• **What you have to do**
Return the material word for word. Do not include the pictures.

• **Data provided**
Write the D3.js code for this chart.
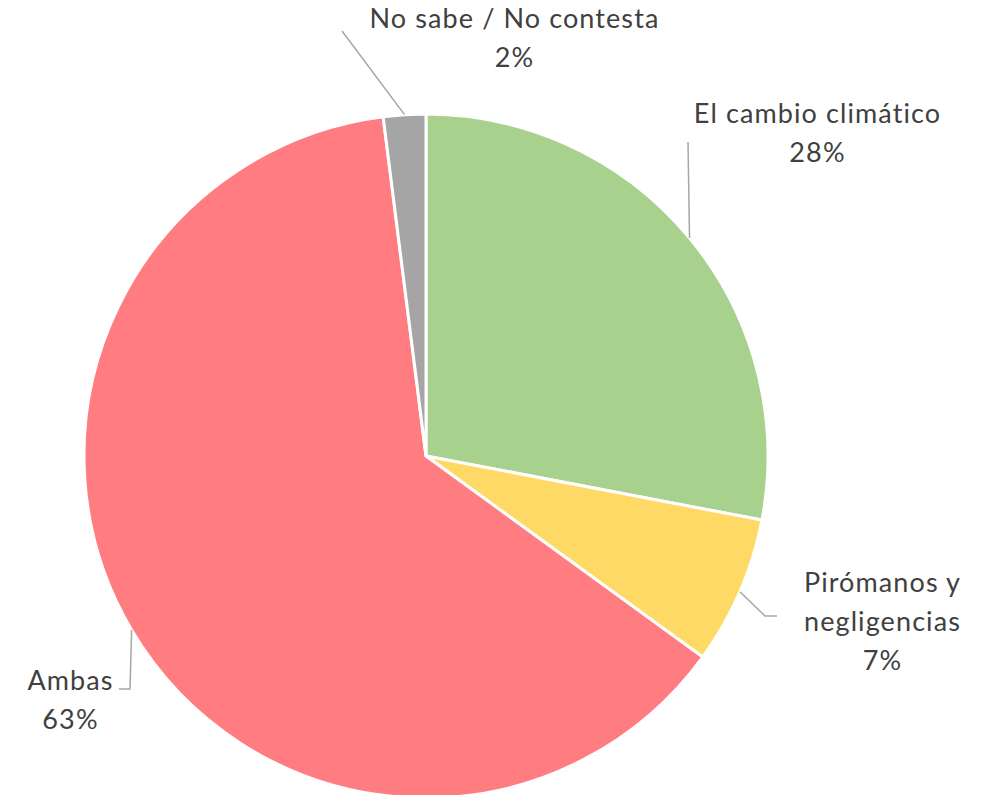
<!DOCTYPE html>
<html><head><meta charset="utf-8">
<script src="https://cdn.jsdelivr.net/npm/d3@7"></script>
<style>html,body{margin:0;padding:0;background:#fff;}</style>
</head><body>
<svg id="chart" width="992" height="795"></svg>
<script>
const categories = ["El cambio climático", "Pirómanos y negligencias", "Ambas", "No sabe / No contesta"];
const values = [28, 7, 63, 2];
const labelLines = [["El cambio climático"], ["Pirómanos y", "negligencias"], ["Ambas"], ["No sabe / No contesta"]];
const colors = ["#A9D18E", "#FFD966", "#FF7C80", "#A5A5A5"];

// layout (label anchor positions, leader-line elbows)
const cx = 426, cy = 456, R = 342;
const labelPos = [
  {x: 817, y: 123, elbow: null, end: [688, 142]},
  {x: 882, y: 592, elbow: [765, 616], end: [777, 616]},
  {x: 70,  y: 690, elbow: [130, 689], end: [119, 689]},
  {x: 514, y: 28,  elbow: null, end: [342, 31]}
];
const lineH = 39;

const svg = d3.select("#chart");
const g = svg.append("g").attr("transform", `translate(${cx},${cy})`);
const pie = d3.pie().sort(null).value(d => d)(values);
const arc = d3.arc().innerRadius(0).outerRadius(R);

g.selectAll("path.slice").data(pie).enter().append("path")
  .attr("class", "slice")
  .attr("d", arc)
  .attr("fill", (d, i) => colors[i])
  .attr("stroke", "#fff").attr("stroke-width", 3).attr("stroke-linejoin", "round");

// leader lines
pie.forEach((d, i) => {
  const a = (d.startAngle + d.endAngle) / 2;
  const sx = cx + R * Math.sin(a), sy = cy - R * Math.cos(a);
  const lp = labelPos[i];
  const pts = [[sx, sy]];
  if (lp.elbow) pts.push(lp.elbow);
  pts.push(lp.end);
  svg.append("path")
    .attr("d", d3.line()(pts))
    .attr("fill", "none").attr("stroke", "#A6A6A6").attr("stroke-width", 1.5);
});

// labels
pie.forEach((d, i) => {
  const lp = labelPos[i];
  const lines = labelLines[i].concat([d3.format(".0%")(values[i] / d3.sum(values))]);
  const t = svg.append("text")
    .attr("text-anchor", "middle")
    .attr("font-family", "Lato, sans-serif")
    .attr("font-size", 27)
    .attr("letter-spacing", 1.1)
    .attr("fill", "#404040");
  lines.forEach((s, j) => {
    t.append("tspan").attr("x", lp.x + 0.5).attr("y", lp.y + j * lineH).text(s);
  });
});
</script>
</body></html>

• **Answer in full**
Write the D3.js code for this chart.
<!DOCTYPE html>
<html><head><meta charset="utf-8">
<script src="https://cdn.jsdelivr.net/npm/d3@7"></script>
<style>html,body{margin:0;padding:0;background:#fff;}</style>
</head><body>
<svg id="chart" width="992" height="795"></svg>
<script>
const categories = ["El cambio climático", "Pirómanos y negligencias", "Ambas", "No sabe / No contesta"];
const values = [28, 7, 63, 2];
const labelLines = [["El cambio climático"], ["Pirómanos y", "negligencias"], ["Ambas"], ["No sabe / No contesta"]];
const colors = ["#A9D18E", "#FFD966", "#FF7C80", "#A5A5A5"];

// layout (label anchor positions, leader-line elbows)
const cx = 426, cy = 456, R = 342;
const labelPos = [
  {x: 817, y: 123, elbow: null, end: [688, 142]},
  {x: 882, y: 592, elbow: [765, 616], end: [777, 616]},
  {x: 70,  y: 690, elbow: [130, 689], end: [119, 689]},
  {x: 514, y: 28,  elbow: null, end: [342, 31]}
];
const lineH = 39;

const svg = d3.select("#chart");
const g = svg.append("g").attr("transform", `translate(${cx},${cy})`);
const pie = d3.pie().sort(null).value(d => d)(values);
const arc = d3.arc().innerRadius(0).outerRadius(R);

g.selectAll("path.slice").data(pie).enter().append("path")
  .attr("class", "slice")
  .attr("d", arc)
  .attr("fill", (d, i) => colors[i])
  .attr("stroke", "#fff").attr("stroke-width", 3).attr("stroke-linejoin", "round");

// leader lines
pie.forEach((d, i) => {
  const a = (d.startAngle + d.endAngle) / 2;
  const sx = cx + R * Math.sin(a), sy = cy - R * Math.cos(a);
  const lp = labelPos[i];
  const pts = [[sx, sy]];
  if (lp.elbow) pts.push(lp.elbow);
  pts.push(lp.end);
  svg.append("path")
    .attr("d", d3.line()(pts))
    .attr("fill", "none").attr("stroke", "#A6A6A6").attr("stroke-width", 1.5);
});

// labels
pie.forEach((d, i) => {
  const lp = labelPos[i];
  const lines = labelLines[i].concat([d3.format(".0%")(values[i] / d3.sum(values))]);
  const t = svg.append("text")
    .attr("text-anchor", "middle")
    .attr("font-family", "Lato, sans-serif")
    .attr("font-size", 27)
    .attr("letter-spacing", 1.1)
    .attr("fill", "#404040");
  lines.forEach((s, j) => {
    t.append("tspan").attr("x", lp.x + 0.5).attr("y", lp.y + j * lineH).text(s);
  });
});
</script>
</body></html>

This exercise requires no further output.